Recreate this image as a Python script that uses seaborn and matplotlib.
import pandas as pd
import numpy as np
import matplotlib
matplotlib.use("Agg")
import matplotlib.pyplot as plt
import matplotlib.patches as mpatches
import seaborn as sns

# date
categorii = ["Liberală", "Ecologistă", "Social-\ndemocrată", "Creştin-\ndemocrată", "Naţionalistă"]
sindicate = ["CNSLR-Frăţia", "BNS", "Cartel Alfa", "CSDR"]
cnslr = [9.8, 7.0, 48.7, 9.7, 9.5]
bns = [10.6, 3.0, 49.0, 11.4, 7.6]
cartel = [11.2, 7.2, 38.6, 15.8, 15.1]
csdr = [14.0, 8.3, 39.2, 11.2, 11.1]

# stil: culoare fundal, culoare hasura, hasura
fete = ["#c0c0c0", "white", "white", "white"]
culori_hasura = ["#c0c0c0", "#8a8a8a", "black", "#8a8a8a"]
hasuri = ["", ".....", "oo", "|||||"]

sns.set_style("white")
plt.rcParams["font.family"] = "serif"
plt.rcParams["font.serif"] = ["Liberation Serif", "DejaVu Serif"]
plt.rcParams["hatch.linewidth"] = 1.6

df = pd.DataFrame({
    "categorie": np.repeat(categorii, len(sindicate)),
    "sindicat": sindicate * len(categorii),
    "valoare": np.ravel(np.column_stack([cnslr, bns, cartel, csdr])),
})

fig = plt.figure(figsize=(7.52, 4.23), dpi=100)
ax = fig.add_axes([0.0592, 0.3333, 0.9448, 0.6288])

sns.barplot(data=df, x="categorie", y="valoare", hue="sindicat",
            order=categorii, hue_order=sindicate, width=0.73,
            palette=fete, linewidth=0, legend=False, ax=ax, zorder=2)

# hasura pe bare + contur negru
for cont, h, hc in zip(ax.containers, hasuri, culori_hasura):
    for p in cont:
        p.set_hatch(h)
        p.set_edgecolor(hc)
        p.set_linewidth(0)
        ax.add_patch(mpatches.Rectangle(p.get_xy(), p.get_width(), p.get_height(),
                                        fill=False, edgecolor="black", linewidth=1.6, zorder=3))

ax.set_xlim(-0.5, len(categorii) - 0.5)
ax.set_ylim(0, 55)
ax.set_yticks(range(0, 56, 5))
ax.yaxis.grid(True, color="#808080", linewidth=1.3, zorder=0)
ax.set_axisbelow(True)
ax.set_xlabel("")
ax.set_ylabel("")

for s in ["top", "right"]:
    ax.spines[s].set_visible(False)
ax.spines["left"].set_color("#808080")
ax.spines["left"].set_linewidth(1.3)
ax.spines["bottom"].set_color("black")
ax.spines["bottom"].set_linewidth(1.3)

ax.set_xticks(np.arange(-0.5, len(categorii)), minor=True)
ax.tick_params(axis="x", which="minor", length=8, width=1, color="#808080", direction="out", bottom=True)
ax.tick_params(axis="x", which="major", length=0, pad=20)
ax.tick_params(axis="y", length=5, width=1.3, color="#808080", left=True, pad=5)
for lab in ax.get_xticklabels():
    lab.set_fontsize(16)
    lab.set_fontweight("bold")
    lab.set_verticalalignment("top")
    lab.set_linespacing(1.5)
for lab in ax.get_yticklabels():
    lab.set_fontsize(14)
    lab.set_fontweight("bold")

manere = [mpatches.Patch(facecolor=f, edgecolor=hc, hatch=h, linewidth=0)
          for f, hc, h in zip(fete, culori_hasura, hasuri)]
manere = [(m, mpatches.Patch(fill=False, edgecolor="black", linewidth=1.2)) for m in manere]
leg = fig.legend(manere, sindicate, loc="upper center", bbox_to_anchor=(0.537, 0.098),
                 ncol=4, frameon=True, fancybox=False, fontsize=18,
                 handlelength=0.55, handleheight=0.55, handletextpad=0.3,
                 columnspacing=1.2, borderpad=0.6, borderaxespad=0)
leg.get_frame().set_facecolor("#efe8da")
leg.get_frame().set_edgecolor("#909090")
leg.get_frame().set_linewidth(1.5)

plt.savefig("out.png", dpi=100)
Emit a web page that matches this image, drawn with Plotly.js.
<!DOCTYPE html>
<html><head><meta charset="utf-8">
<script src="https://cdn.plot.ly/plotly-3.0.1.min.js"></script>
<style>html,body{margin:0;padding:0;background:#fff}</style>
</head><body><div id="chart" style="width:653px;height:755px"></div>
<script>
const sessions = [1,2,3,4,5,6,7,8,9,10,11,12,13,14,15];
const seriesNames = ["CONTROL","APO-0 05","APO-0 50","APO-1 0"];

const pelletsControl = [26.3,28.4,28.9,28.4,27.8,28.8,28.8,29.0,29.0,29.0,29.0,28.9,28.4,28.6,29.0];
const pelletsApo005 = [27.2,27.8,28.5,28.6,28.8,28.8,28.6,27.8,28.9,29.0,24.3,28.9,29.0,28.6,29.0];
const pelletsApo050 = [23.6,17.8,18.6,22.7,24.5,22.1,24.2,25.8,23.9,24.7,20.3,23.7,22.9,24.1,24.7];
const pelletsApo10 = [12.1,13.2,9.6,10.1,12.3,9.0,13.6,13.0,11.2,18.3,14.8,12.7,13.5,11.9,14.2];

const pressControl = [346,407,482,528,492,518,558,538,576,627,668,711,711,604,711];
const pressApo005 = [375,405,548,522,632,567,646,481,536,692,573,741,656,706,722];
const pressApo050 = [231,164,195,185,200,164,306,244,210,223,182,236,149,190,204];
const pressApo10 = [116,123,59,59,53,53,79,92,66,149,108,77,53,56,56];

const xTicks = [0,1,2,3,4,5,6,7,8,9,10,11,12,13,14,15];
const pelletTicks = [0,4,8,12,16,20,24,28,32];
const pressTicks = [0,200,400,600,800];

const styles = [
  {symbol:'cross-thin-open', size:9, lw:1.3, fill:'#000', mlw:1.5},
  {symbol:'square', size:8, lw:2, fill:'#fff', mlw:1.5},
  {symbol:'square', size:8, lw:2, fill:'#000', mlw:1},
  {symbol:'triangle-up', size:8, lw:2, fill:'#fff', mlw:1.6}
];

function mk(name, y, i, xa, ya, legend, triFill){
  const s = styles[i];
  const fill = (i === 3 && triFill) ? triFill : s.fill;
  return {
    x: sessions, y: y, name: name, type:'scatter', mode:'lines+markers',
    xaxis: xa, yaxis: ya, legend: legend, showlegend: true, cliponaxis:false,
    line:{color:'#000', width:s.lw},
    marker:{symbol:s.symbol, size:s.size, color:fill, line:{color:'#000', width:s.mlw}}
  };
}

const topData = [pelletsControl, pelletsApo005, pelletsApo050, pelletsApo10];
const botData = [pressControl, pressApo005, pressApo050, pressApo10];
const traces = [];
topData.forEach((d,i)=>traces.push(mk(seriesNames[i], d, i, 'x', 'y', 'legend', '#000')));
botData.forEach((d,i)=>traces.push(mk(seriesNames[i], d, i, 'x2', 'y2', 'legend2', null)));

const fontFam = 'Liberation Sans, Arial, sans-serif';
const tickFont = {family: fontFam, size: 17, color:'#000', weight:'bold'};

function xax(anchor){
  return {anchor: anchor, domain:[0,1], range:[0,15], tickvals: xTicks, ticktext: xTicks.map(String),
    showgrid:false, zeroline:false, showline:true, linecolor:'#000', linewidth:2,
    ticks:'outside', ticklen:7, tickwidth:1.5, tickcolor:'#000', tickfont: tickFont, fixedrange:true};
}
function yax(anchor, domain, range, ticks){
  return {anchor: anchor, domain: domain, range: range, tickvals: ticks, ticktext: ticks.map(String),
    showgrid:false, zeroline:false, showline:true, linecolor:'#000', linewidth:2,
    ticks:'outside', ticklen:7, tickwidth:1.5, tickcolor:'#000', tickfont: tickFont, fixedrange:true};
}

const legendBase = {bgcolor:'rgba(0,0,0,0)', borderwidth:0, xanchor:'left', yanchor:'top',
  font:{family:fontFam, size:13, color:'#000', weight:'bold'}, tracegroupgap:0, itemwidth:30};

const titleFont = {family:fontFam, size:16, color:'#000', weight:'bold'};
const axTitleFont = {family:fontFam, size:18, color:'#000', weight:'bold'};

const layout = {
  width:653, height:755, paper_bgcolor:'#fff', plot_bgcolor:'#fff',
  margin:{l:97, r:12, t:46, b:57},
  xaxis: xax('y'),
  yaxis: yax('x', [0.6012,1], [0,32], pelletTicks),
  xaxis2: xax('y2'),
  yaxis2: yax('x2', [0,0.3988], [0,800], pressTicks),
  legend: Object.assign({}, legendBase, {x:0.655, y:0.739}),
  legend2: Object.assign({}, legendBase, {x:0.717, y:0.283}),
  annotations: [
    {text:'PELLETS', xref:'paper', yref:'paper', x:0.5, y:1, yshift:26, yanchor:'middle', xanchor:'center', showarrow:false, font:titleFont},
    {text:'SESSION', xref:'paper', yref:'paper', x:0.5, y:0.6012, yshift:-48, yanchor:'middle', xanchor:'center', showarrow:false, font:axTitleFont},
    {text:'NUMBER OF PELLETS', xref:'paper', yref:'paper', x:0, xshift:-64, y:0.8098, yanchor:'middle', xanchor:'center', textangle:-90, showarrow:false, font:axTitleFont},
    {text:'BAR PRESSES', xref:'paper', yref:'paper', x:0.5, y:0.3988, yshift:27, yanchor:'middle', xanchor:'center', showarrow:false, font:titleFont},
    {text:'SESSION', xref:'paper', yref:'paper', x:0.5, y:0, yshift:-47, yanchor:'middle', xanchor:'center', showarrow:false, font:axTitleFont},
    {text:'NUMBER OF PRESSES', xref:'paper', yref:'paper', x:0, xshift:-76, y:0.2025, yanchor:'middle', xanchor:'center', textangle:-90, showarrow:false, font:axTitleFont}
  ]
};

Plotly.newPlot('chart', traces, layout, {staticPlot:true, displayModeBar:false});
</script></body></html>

----------------------------------------

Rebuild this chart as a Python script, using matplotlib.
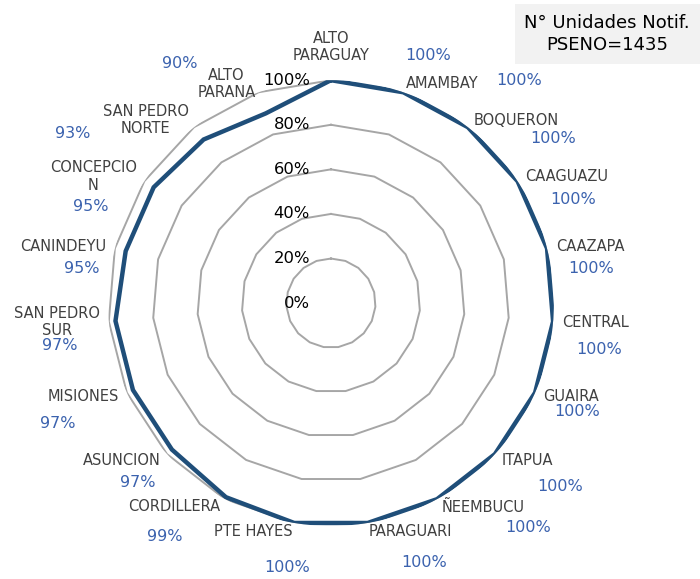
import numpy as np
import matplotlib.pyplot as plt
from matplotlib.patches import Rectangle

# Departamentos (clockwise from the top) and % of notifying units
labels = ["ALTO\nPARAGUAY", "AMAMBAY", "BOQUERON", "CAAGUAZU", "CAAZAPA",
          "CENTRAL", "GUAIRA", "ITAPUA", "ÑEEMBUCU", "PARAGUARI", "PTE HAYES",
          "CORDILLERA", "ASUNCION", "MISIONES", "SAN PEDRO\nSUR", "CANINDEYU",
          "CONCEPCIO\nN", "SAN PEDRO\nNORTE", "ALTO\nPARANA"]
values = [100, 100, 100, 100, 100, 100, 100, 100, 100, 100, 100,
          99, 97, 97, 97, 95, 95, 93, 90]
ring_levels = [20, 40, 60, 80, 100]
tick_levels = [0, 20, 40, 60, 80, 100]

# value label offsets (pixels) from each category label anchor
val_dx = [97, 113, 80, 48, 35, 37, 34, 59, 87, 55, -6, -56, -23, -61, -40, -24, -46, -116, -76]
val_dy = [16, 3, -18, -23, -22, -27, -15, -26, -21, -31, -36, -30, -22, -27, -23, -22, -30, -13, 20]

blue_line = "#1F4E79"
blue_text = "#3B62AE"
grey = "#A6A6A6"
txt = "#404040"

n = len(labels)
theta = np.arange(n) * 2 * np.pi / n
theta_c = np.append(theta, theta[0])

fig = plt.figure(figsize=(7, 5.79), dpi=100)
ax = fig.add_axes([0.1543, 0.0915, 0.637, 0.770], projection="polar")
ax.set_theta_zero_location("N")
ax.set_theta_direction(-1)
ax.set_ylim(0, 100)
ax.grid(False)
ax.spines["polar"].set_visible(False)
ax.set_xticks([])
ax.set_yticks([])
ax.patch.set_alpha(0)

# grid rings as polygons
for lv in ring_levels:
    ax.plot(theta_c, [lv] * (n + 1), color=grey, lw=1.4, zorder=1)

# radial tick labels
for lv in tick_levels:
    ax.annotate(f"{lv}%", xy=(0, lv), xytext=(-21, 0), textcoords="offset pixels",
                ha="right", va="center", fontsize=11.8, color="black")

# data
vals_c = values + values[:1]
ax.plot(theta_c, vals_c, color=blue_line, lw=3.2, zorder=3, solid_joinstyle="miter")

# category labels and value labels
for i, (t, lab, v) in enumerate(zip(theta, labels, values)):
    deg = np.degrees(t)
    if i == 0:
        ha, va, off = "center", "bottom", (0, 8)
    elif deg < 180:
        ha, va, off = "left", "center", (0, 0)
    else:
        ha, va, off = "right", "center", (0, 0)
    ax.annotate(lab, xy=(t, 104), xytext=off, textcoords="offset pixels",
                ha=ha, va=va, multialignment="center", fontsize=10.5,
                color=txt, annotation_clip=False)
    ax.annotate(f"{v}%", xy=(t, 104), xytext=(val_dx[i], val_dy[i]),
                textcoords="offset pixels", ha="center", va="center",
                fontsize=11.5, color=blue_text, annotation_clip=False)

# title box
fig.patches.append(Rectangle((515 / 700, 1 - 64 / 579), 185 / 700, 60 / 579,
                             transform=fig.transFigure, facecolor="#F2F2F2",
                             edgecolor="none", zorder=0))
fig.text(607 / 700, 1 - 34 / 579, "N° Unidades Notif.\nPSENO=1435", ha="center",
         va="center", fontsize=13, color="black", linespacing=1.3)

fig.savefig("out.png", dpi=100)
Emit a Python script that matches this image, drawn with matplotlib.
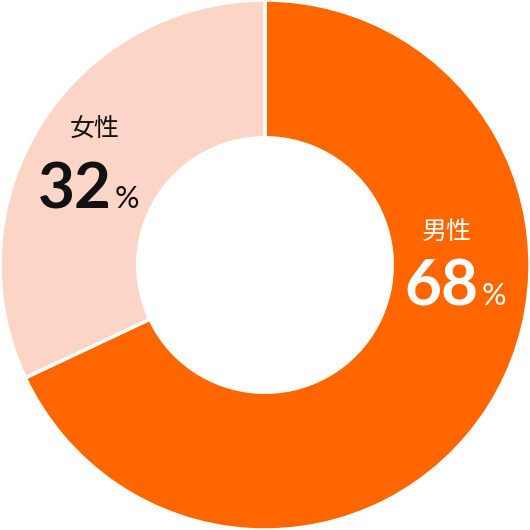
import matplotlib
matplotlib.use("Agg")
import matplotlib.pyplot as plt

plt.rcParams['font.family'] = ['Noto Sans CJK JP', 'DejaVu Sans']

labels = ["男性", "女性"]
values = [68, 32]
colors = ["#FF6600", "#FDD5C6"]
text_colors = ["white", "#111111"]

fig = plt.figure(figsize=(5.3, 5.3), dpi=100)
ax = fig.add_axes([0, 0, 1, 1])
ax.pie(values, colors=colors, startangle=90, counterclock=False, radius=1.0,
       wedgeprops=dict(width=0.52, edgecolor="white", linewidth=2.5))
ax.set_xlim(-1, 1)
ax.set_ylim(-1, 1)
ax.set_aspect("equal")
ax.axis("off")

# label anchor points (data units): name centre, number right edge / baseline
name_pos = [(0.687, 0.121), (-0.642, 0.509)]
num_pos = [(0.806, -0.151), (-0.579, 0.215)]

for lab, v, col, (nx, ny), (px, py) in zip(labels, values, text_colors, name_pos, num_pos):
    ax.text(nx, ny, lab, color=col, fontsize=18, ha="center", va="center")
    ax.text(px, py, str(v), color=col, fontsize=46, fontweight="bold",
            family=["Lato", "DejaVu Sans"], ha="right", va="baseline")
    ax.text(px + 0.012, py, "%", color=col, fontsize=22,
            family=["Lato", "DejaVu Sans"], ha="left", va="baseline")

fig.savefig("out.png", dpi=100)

----------------------------------------

**Aim of the exercise:** From the entries above, extract every line where the word "image" appears.

**Written response:**
Recreate this image as a Python script that uses seaborn and matplotlib.
Emit a web page that matches this image, drawn with Plotly.js.
Emit a Python script that matches this image, drawn with matplotlib.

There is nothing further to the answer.